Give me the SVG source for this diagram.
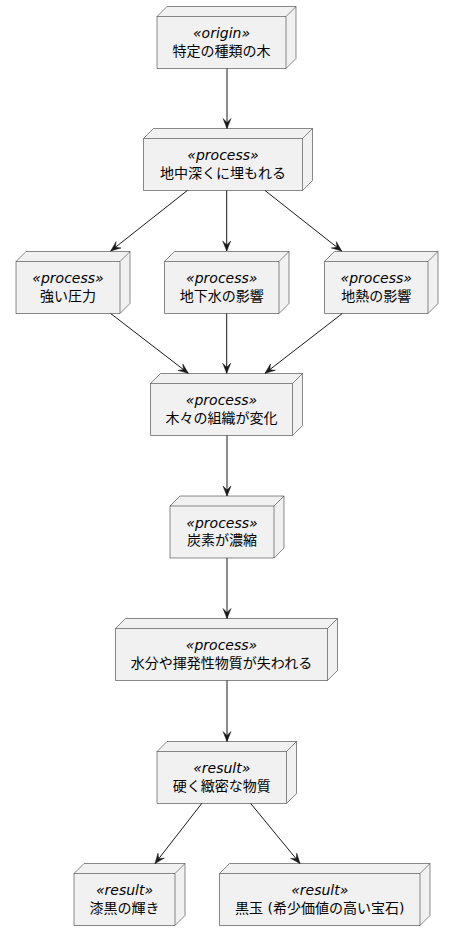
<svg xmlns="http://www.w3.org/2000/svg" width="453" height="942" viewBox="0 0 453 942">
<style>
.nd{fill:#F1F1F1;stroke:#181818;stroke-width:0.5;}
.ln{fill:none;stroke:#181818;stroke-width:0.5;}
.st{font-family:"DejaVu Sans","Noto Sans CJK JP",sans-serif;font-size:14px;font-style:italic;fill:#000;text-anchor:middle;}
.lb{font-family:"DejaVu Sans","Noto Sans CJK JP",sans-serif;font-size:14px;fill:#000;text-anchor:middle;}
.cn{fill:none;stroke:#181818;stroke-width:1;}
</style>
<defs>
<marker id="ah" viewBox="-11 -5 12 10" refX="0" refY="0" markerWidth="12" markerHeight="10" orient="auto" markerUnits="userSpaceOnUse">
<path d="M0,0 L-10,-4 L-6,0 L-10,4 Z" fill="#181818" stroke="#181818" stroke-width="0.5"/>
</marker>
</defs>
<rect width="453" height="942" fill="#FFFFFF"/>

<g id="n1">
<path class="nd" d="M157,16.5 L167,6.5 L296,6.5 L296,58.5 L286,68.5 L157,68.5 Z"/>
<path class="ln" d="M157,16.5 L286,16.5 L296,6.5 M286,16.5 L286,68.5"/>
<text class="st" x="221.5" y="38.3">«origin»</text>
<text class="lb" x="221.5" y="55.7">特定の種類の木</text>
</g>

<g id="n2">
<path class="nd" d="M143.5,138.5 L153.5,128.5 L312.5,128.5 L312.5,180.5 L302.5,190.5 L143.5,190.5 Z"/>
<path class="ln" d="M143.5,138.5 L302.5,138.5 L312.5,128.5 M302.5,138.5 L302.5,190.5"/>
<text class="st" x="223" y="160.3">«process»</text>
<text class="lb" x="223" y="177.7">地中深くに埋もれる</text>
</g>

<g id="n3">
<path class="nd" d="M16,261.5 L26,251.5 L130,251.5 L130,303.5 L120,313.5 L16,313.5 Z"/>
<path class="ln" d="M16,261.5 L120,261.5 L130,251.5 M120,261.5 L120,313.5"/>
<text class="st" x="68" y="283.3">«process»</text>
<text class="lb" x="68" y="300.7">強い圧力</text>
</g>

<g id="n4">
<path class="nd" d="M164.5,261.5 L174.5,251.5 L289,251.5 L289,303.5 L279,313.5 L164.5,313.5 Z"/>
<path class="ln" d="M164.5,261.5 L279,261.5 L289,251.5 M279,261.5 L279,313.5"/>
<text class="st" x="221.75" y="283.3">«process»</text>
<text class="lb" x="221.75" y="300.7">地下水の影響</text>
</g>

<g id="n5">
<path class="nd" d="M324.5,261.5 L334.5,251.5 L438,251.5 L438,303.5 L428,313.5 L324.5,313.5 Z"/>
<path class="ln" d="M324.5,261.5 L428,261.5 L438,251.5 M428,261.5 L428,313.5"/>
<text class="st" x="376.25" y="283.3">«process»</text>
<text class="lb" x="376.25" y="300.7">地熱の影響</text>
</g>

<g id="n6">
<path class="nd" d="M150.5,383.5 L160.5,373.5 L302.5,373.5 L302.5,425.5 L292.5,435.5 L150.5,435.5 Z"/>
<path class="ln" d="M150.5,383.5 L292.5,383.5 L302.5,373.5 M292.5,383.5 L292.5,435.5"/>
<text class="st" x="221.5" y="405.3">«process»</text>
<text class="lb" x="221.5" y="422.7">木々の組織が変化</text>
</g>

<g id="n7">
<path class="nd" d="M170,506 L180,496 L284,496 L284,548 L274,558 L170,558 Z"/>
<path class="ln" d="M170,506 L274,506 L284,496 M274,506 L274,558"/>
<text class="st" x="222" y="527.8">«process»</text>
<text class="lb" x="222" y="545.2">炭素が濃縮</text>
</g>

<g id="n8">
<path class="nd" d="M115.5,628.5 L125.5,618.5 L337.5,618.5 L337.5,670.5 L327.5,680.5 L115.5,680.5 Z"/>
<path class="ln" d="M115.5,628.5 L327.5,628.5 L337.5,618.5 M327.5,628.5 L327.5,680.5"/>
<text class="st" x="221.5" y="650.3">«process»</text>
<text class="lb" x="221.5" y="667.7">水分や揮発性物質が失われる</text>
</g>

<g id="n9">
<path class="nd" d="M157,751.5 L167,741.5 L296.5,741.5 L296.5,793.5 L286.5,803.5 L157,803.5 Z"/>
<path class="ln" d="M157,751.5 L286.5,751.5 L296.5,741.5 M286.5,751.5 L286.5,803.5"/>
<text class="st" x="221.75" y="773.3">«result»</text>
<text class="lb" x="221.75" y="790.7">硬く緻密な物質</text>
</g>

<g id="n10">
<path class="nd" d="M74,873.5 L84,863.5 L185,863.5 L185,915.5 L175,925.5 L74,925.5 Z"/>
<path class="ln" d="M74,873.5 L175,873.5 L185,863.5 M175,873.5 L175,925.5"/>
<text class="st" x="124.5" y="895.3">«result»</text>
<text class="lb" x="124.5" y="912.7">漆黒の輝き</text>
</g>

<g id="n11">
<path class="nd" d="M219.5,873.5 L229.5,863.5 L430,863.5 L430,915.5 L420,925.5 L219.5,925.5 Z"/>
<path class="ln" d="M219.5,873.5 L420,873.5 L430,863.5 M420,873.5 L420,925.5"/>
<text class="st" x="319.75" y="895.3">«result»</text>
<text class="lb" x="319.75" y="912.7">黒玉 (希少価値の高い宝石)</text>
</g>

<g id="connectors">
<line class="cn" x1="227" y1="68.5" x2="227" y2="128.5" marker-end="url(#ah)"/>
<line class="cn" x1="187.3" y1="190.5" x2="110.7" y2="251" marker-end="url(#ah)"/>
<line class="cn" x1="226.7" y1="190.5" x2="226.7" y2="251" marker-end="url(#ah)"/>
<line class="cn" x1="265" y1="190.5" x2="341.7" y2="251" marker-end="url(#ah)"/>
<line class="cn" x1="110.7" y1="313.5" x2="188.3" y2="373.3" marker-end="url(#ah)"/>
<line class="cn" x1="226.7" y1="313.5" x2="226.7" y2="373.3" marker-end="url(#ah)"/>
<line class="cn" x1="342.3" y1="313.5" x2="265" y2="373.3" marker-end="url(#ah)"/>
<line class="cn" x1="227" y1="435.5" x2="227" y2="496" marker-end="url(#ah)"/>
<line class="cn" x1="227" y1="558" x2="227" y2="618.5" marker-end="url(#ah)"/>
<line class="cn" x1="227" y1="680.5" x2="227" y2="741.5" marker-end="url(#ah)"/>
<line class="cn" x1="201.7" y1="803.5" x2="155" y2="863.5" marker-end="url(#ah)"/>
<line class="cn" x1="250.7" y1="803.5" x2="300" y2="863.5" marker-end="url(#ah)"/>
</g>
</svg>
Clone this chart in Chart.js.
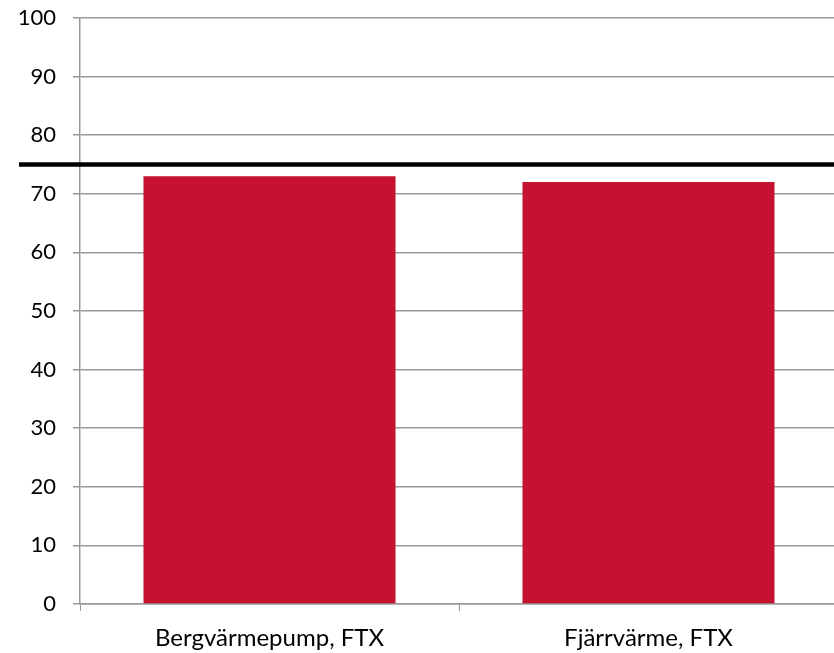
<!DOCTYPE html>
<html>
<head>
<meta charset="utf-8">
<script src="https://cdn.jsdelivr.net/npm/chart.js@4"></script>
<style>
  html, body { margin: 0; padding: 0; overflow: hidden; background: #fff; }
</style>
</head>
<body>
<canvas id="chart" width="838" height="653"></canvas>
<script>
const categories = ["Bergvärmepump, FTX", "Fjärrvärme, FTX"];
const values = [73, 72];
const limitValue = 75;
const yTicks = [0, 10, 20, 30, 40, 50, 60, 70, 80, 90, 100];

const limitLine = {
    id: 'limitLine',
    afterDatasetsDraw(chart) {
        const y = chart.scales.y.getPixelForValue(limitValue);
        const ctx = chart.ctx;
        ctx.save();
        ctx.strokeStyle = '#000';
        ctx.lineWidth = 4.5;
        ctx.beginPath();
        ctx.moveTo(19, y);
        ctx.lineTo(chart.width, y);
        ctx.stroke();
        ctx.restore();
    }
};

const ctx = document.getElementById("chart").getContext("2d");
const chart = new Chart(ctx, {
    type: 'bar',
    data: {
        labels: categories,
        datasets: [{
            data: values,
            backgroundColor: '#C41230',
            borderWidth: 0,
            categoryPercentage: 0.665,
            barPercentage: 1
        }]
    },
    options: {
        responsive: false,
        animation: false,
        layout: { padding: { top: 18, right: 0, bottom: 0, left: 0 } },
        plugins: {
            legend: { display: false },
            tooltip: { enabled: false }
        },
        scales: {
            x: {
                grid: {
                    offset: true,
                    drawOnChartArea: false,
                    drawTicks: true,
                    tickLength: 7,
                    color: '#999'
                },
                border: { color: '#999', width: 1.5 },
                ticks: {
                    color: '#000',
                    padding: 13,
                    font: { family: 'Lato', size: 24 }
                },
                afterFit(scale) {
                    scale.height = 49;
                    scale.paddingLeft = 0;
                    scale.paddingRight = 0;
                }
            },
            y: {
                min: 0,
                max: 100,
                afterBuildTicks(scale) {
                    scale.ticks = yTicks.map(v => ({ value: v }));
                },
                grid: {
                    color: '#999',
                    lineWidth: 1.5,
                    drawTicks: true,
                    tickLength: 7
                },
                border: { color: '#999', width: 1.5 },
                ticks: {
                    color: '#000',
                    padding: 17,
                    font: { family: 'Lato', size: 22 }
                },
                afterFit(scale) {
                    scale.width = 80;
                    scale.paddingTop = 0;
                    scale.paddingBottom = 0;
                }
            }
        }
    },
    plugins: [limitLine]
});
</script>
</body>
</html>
==*==
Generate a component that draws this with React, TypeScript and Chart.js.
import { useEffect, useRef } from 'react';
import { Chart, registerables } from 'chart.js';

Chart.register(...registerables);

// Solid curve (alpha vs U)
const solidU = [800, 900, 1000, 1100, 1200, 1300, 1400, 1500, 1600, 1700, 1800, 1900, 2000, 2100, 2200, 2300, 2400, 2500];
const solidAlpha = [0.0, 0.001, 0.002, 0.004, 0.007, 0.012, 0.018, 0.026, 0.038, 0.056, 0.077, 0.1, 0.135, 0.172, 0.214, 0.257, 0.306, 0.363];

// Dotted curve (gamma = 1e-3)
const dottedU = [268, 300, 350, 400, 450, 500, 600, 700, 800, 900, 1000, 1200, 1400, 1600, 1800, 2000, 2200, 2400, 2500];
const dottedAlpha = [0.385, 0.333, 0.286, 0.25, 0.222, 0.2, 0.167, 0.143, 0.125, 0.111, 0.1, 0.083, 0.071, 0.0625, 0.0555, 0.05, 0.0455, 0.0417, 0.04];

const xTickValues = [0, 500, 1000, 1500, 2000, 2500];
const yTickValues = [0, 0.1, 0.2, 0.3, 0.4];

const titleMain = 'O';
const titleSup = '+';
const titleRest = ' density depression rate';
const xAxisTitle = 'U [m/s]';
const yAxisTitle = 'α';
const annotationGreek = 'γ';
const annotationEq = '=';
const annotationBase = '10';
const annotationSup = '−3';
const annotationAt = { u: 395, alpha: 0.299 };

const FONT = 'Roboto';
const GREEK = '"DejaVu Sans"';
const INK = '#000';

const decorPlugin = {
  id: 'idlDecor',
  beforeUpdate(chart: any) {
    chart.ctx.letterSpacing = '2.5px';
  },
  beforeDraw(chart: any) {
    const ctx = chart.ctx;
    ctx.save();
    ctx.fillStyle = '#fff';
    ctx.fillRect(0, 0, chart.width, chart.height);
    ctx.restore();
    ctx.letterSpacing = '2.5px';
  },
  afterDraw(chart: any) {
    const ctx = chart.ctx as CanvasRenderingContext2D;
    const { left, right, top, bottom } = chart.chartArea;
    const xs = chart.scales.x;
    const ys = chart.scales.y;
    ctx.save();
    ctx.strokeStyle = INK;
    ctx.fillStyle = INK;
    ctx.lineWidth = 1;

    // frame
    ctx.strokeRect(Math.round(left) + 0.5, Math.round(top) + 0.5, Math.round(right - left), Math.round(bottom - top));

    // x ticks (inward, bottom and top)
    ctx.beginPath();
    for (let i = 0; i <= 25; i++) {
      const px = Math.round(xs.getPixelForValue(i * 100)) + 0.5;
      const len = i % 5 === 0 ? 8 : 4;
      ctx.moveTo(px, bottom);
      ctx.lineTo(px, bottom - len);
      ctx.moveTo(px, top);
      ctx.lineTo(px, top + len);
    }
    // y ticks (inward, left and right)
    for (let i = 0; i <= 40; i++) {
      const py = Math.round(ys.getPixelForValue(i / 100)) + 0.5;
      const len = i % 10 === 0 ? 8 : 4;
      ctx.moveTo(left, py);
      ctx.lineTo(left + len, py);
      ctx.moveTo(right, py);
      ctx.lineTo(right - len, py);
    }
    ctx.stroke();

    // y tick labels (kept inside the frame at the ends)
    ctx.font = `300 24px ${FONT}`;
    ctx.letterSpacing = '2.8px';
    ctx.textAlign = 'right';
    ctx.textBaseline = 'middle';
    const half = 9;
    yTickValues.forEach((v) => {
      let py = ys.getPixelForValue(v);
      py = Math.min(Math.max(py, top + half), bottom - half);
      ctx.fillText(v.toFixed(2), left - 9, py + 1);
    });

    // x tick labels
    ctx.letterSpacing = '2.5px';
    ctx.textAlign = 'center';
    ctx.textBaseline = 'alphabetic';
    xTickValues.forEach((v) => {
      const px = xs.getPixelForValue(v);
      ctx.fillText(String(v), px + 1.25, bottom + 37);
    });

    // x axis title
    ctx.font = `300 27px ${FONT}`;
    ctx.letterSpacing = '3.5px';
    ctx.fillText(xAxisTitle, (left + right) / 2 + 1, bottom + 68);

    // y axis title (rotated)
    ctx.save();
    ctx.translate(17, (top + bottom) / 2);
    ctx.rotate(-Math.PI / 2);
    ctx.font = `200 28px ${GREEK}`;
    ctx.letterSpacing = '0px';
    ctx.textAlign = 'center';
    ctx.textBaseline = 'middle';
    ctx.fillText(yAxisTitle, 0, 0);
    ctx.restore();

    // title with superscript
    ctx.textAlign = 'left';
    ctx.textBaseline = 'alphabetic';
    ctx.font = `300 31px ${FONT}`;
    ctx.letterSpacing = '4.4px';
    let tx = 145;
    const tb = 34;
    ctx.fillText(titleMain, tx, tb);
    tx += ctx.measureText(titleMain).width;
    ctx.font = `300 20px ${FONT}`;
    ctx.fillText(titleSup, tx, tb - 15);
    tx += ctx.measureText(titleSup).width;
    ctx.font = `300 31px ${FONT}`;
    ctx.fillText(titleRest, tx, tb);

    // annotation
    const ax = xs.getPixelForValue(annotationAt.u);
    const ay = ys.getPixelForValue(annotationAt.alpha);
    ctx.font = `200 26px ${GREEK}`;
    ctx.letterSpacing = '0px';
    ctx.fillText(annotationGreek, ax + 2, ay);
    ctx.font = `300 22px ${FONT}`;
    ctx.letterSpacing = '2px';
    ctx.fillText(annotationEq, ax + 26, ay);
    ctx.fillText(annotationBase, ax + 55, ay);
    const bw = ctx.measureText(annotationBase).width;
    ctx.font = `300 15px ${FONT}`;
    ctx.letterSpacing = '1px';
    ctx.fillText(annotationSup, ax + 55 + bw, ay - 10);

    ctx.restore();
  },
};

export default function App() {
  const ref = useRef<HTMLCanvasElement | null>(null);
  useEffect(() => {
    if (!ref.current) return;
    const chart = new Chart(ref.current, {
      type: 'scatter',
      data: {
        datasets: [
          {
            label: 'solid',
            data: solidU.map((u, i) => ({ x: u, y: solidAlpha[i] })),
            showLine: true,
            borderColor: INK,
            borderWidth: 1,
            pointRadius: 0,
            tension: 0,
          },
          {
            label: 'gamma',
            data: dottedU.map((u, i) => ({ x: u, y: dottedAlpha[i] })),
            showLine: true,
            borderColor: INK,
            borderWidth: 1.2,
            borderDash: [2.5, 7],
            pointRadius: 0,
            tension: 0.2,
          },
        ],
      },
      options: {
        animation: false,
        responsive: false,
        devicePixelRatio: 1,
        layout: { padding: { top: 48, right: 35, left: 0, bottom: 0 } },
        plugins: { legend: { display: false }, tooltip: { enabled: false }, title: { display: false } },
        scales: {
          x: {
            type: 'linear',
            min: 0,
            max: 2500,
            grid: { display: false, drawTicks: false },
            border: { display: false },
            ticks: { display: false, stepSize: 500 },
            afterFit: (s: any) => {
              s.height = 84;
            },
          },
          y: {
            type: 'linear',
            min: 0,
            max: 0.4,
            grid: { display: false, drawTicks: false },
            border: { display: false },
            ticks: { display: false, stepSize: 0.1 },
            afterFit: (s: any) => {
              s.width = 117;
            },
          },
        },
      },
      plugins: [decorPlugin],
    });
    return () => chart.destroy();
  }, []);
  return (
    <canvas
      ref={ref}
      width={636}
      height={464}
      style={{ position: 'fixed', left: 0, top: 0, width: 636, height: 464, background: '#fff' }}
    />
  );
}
==*==
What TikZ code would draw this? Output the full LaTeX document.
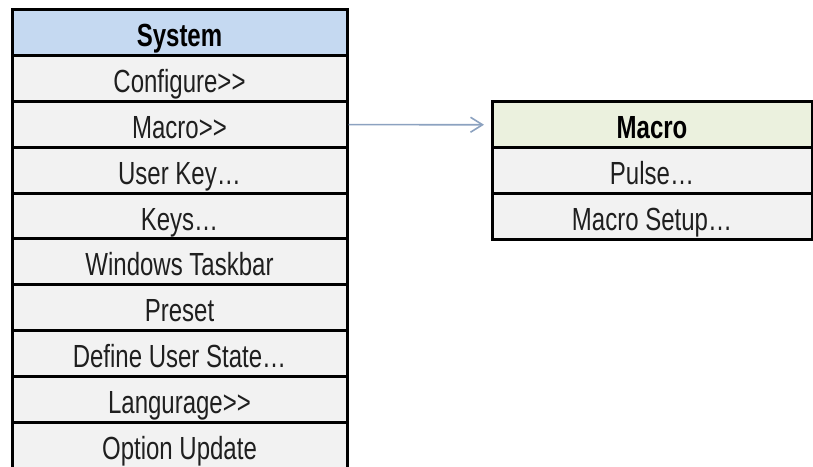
==*==
• **AIM**
Copy out all lines above that include the string "this".

• **OUTPUT**
Give me the SVG source for this diagram.
Clone this chart in Chart.js.
Generate a component that draws this with React, TypeScript and Chart.js.
What TikZ code would draw this? Output the full LaTeX document.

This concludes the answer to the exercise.